Holding the blade at a consistent angle, stroke the blade across the sharpener as though trying to shave a thin slice from the stone, applying gentle pressure. Too much pressure is not a good thing. It is better to work slowly and gently. During the stroke, move the blade from the hilt to the tip (or vice versa), maintaining slight pressure and proper angle throughout the stroke.
You can also sharpen with a circular motion, again working from hilt to tip with even pressure, angle and control. Just keep the blade on the surface and use a slow clockwise circular motion with the edge facing to the right; when you turn the blade over, switch to a counterclockwise circular motion with the edge facing the left.
No matter the method, straight-line stroke or circular, alternate sides after 10 to 15 strokes, then repeat the number of strokes on the other side. Keep it even.
As mentioned earlier, if our knife is very dull, start with a coarse stone and once you’ve honed a decent edge, switch to a medium or fine stone to finish. A medium stone will usually produce a workable, sharp edge. Fine stones can put finishing touches on filet knives and other blades needing a keen edge.

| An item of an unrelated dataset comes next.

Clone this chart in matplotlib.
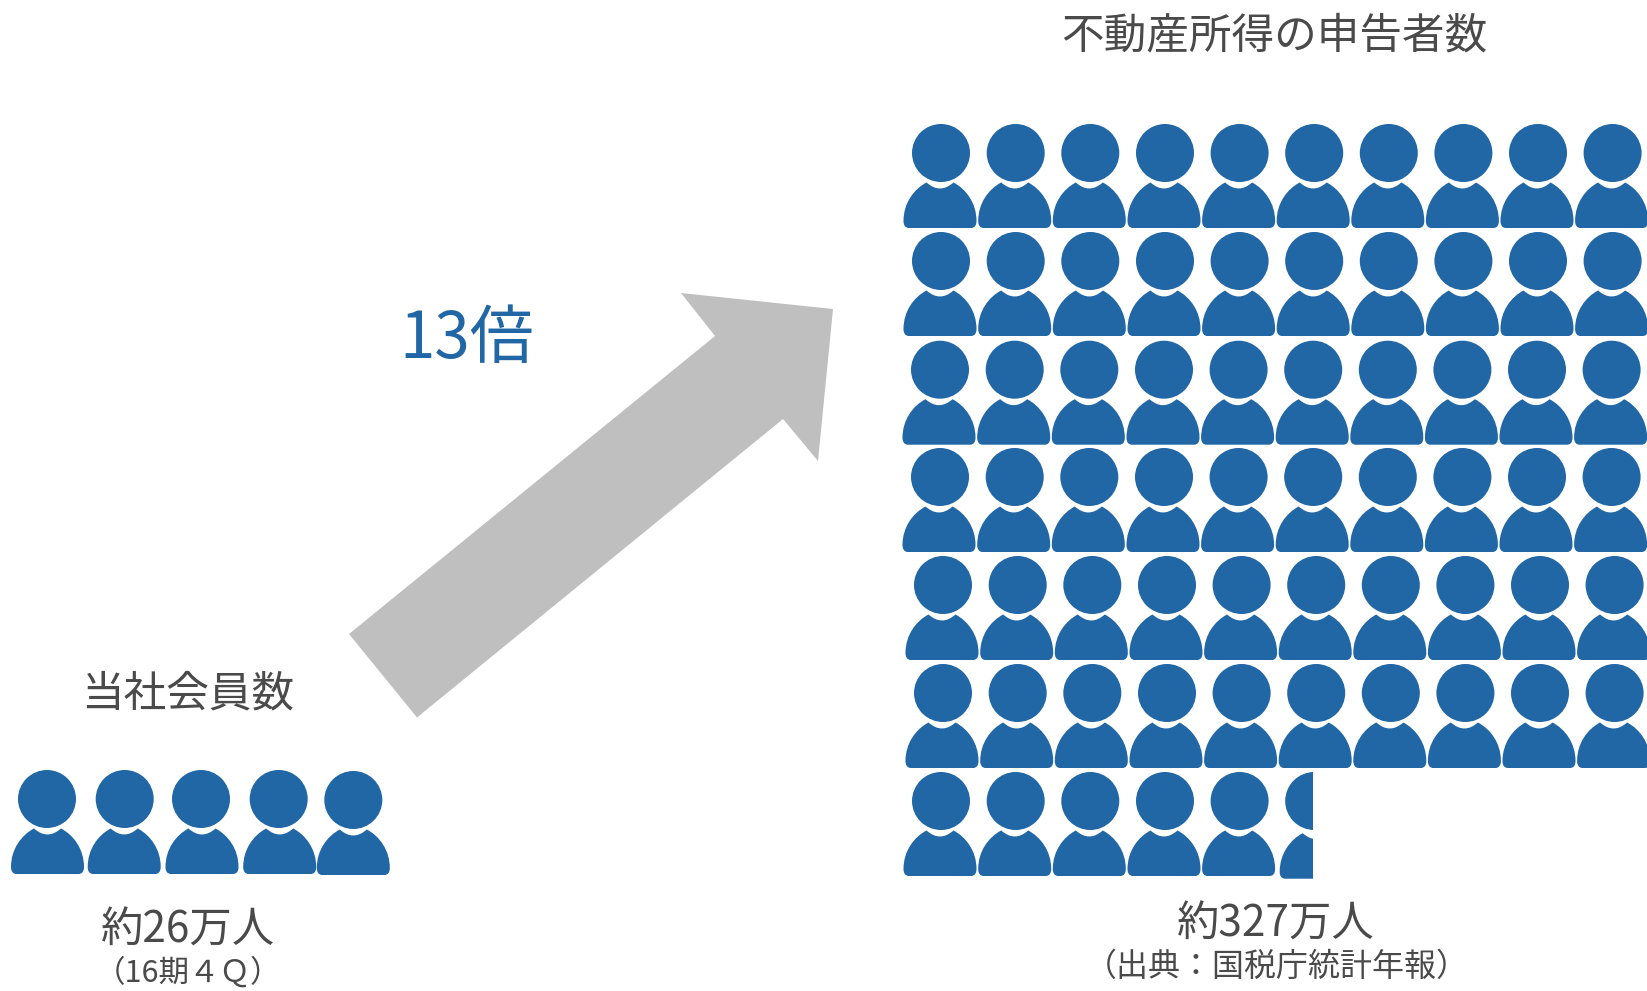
"""
People pictogram: members vs. real-estate income filers.
"""

import matplotlib
matplotlib.use('Agg')
import matplotlib.pyplot as plt
from matplotlib.patches import Circle, PathPatch, Polygon, Rectangle
from matplotlib.path import Path

plt.rcParams['font.family'] = ['Noto Sans CJK JP', 'DejaVu Sans']

BLUE = '#2166a5'
TEXT = '#4a4a4a'

# head centres of the left group
member_x = [47, 124.7, 201, 278.7, 353.3]
member_y = [799, 799, 799, 799, 800]
member_body_shift = [1.5, 0.5, 2, 2, 1]

# head centres of the right grid, top row first
filer_cols = [941, 1015.7, 1090.3, 1165, 1239.6, 1314.2, 1388.8, 1463.4, 1538, 1612.6]
filer_rows = [153, 261, 369.7, 477, 585, 693, 801]
filer_shift = [0, 0, -1, -1, 2, 2, 0]
filer_counts = [10, 10, 10, 10, 10, 10, 6]
last_row_clip = 1313  # the sixth person of the last row is cut off here

arrow_x = [349, 417, 783, 818, 833, 681, 715]
arrow_y = [634, 717.5, 419, 461, 309, 293, 336]


def draw_person(ax, cx, cy, body_dx=0, body_dy=0, clip_right=None):
    """Draw one person icon around its head centre."""
    head = Circle((cx, cy), 29, fc=BLUE, ec='none')
    verts = [(-32, 75), (-35.5, 75), (-37.5, 72.5), (-37.5, 68),
             (-37.5, 50), (-27, 36), (-14.5, 29.5),
             (-1, 41.5), (12.5, 29.5),
             (25, 36), (35.5, 50), (35.5, 68),
             (35.5, 72.5), (33.5, 75), (30, 75),
             (-32, 75)]
    codes = [Path.MOVETO, Path.CURVE4, Path.CURVE4, Path.CURVE4,
             Path.CURVE4, Path.CURVE4, Path.CURVE4,
             Path.CURVE3, Path.CURVE3,
             Path.CURVE4, Path.CURVE4, Path.CURVE4,
             Path.CURVE4, Path.CURVE4, Path.CURVE4,
             Path.CLOSEPOLY]
    body_verts = [(cx + body_dx + x, cy + body_dy + y) for x, y in verts]
    body = PathPatch(Path(body_verts, codes), fc=BLUE, ec='none')
    for part in (head, body):
        ax.add_patch(part)
        if clip_right is not None:
            part.set_clip_path(Rectangle((cx - 60, cy - 60), clip_right - cx + 60, 160,
                                         transform=ax.transData))


fig = plt.figure(figsize=(16.47, 9.91), dpi=100, facecolor='white')
ax = fig.add_axes([0, 0, 1, 1])
ax.set_xlim(0, 1647)
ax.set_ylim(991, 0)
ax.axis('off')

ax.add_patch(Polygon(list(zip(arrow_x, arrow_y)), closed=True, fc='#bfbfbf', ec='none'))

for x, y, dx in zip(member_x, member_y, member_body_shift):
    draw_person(ax, x, y, body_dx=dx)

for row, (y, shift, count) in enumerate(zip(filer_rows, filer_shift, filer_counts)):
    for col in range(count):
        if row == 6 and col == 5:
            draw_person(ax, filer_cols[col] + shift, y, body_dx=3, body_dy=2.7,
                        clip_right=last_row_clip)
        else:
            draw_person(ax, filer_cols[col] + shift, y)

ax.text(1274, 36, '不動産所得の申告者数', fontsize=30.7, color=TEXT, ha='center', va='center')
ax.text(188, 694, '当社会員数', fontsize=30.7, color=TEXT, ha='center', va='center')
ax.text(188, 931, '約26万人', fontsize=30.5, color=TEXT, ha='center', va='center')
ax.text(188, 973, '（16期４Ｑ）', fontsize=22, color=TEXT, ha='center', va='center')
ax.text(1276, 925, '約327万人', fontsize=30.5, color=TEXT, ha='center', va='center')
ax.text(1277, 967, '（出典：国税庁統計年報）', fontsize=23, color=TEXT, ha='center', va='center')
ax.text(467, 340, '13倍', fontsize=46, color=BLUE, ha='center', va='center')

fig.savefig('out.png', dpi=100)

There are a number of knife-sharpening systems out there that will take some of the guesswork out of the process. Lansky sharpeners (lansky.com), for instance, clamp the blade and hold the stone at your choice of angle. WorkSharp (worksharptools.com) has a nice pocket sharpener with 20- and 25-degree guides to get you started across the stone at the correct angle. Spyderco’s Tri-Angle Sharpmaker (spyderco.com) holds sharpening rods at an angle so you can stroke your blade across them. And I carry an Eze-Lap diamond stone (eze-lap.com) in my hunting kit for in-the-field touch-ups. I also like Smith’s (smithproducts.com) two-step pull-through sharpener with coarse carbide blades on one side and fine ceramic rods on the other, all pre-set at sharpening angles so all you do is draw your blade through the appropriate notch. I also have Smith’s oval diamond sharpening rod in a kitchen drawer to keep cooking knives in tip-top shape.

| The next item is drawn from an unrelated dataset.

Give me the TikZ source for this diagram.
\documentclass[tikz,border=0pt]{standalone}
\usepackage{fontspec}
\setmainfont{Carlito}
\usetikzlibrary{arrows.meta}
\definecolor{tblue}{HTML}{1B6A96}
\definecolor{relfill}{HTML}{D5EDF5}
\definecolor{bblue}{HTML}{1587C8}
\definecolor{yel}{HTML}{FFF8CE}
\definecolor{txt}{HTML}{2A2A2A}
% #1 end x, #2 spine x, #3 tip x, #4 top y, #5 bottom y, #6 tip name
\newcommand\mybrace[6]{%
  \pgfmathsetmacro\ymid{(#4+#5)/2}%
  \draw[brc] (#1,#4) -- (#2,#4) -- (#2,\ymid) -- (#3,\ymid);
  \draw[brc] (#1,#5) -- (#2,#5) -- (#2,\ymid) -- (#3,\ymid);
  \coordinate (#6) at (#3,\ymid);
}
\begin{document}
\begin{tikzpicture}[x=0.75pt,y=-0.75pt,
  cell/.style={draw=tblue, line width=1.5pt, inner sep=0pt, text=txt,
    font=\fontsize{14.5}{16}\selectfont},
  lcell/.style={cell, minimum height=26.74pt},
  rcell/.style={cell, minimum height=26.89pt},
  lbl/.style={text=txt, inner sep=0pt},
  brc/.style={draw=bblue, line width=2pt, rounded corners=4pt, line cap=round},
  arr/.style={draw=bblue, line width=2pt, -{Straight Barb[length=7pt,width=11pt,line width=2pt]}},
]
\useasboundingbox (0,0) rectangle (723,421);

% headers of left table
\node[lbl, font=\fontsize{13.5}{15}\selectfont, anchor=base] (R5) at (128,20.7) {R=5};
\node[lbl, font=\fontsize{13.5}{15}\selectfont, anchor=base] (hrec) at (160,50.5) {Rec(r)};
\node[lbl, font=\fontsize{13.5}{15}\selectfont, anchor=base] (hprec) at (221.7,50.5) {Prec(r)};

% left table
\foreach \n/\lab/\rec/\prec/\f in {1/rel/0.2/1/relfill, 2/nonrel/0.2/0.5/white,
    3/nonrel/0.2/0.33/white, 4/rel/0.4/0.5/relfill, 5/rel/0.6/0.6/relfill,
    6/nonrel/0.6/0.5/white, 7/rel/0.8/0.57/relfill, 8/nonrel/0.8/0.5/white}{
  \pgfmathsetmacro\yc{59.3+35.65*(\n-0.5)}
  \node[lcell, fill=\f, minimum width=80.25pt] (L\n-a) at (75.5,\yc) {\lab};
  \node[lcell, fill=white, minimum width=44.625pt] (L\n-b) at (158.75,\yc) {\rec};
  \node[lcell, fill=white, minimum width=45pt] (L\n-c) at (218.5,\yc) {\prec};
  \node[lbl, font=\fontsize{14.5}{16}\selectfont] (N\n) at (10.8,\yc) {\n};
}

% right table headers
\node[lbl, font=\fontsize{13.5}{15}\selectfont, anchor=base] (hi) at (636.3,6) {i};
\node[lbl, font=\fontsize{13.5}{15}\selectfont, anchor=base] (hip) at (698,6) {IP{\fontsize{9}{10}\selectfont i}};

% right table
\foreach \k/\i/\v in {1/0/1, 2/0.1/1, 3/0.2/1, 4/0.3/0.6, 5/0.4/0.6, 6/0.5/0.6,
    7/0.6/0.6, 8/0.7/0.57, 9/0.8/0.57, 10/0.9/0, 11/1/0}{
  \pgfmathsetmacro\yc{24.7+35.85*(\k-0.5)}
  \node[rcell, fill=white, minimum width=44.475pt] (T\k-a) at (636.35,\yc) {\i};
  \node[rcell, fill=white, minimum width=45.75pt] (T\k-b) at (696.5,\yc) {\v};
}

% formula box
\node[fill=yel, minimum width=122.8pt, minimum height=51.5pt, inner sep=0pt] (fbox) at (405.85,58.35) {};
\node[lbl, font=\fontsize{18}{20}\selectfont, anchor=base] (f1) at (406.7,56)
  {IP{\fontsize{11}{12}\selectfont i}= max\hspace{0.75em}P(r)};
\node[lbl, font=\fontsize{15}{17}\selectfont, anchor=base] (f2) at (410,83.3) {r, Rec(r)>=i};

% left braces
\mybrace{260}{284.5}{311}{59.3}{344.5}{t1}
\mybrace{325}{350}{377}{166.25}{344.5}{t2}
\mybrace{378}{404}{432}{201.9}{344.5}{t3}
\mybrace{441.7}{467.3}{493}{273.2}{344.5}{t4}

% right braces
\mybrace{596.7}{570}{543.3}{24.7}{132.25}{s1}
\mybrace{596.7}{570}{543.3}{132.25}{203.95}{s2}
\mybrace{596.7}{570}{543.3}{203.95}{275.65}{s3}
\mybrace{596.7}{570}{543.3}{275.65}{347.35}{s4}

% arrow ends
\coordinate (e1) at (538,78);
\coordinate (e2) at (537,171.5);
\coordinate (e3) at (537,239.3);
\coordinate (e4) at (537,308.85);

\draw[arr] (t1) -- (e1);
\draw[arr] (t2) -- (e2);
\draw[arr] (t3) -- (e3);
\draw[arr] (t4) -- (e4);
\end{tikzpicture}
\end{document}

Chef’s Choice (chefschoice.com) makes electric sharpeners that simplify sharpening tasks. (But don’t sharpen a knife on an electric workshop grinding wheel. They are too aggressive and can overheat the blade and ruin the temper of the steel, creating a brittle and nearly worthless edge.)

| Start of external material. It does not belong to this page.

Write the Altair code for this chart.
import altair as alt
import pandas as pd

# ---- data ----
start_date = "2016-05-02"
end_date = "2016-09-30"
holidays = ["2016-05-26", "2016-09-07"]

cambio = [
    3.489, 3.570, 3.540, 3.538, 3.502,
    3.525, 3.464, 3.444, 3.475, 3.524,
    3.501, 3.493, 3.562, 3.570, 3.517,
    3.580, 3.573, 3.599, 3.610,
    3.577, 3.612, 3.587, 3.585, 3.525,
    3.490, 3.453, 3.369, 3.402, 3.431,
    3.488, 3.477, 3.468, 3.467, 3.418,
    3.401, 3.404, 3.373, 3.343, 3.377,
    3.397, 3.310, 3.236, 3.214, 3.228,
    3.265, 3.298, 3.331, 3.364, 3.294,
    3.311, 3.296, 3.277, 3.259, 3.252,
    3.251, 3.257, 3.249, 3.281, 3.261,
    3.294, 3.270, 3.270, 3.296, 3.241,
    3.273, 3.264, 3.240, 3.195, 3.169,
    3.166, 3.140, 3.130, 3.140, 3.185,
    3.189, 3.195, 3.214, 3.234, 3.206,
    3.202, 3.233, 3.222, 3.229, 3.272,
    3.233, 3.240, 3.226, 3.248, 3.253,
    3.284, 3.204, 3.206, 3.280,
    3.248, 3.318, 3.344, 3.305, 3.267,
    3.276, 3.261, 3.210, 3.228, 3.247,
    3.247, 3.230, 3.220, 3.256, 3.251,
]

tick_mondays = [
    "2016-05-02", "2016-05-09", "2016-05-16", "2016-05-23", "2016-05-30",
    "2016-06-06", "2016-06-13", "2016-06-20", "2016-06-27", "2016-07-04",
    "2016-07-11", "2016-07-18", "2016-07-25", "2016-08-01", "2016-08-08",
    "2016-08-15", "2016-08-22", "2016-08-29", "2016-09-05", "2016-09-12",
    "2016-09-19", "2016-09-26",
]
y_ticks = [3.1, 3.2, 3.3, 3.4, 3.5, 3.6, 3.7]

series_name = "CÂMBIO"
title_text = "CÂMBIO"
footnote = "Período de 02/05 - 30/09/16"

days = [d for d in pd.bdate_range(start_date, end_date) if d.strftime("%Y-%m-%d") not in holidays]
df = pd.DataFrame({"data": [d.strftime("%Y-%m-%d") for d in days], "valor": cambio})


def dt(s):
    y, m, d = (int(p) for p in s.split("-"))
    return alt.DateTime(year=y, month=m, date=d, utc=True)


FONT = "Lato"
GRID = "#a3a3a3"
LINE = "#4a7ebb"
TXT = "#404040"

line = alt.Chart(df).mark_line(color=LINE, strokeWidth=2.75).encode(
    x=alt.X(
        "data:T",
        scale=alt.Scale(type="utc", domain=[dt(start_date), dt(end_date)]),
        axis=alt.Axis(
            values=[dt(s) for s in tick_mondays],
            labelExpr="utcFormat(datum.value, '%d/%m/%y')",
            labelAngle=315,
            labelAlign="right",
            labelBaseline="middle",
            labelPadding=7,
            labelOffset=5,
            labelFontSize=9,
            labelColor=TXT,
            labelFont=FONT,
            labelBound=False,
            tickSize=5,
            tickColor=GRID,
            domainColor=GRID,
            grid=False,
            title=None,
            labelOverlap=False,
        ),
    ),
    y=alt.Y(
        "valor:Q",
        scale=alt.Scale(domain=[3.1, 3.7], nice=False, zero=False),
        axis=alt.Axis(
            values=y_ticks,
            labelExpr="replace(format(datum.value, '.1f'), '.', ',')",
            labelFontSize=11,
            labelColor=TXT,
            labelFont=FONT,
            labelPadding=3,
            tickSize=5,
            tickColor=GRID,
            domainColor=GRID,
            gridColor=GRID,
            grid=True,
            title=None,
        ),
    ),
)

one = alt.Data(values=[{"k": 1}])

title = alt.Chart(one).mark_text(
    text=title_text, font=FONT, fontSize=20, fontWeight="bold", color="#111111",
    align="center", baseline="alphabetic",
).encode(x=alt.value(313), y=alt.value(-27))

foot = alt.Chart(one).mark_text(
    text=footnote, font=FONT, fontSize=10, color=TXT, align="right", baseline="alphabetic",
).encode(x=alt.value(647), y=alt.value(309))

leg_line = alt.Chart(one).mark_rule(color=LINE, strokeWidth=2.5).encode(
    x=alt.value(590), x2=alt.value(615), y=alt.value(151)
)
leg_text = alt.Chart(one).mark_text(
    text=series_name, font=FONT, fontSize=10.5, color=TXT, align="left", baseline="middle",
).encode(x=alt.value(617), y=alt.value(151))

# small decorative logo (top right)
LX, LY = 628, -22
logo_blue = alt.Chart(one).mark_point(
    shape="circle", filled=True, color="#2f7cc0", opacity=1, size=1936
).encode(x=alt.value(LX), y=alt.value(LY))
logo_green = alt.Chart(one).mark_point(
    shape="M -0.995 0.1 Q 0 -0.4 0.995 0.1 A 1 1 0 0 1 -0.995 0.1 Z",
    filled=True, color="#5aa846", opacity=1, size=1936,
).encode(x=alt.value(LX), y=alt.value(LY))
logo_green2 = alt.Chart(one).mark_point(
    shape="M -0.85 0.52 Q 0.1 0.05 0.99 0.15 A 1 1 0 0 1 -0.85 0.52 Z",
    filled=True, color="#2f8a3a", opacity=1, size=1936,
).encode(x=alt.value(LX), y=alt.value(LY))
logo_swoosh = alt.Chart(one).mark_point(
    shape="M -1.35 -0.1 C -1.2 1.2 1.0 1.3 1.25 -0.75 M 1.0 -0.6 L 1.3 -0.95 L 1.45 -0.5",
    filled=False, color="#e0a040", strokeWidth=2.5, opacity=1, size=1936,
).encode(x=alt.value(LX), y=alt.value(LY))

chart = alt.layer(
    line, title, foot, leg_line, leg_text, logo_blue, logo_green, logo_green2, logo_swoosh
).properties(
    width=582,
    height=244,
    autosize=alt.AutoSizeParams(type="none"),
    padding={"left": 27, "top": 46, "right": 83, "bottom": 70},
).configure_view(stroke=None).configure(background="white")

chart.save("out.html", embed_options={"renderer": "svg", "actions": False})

There is a whole world of sharpening out there, numerous products and techniques for different types of blades. Many of these manufacturers will provide sharpening tips to cover about every situation, and they have a variety of quality products to make your sharpening efforts a keen experience.
Knife sharpening is a useful skill for hunters, plus it provides a sense of satisfaction when your sharp knife makes short work of the task at hand.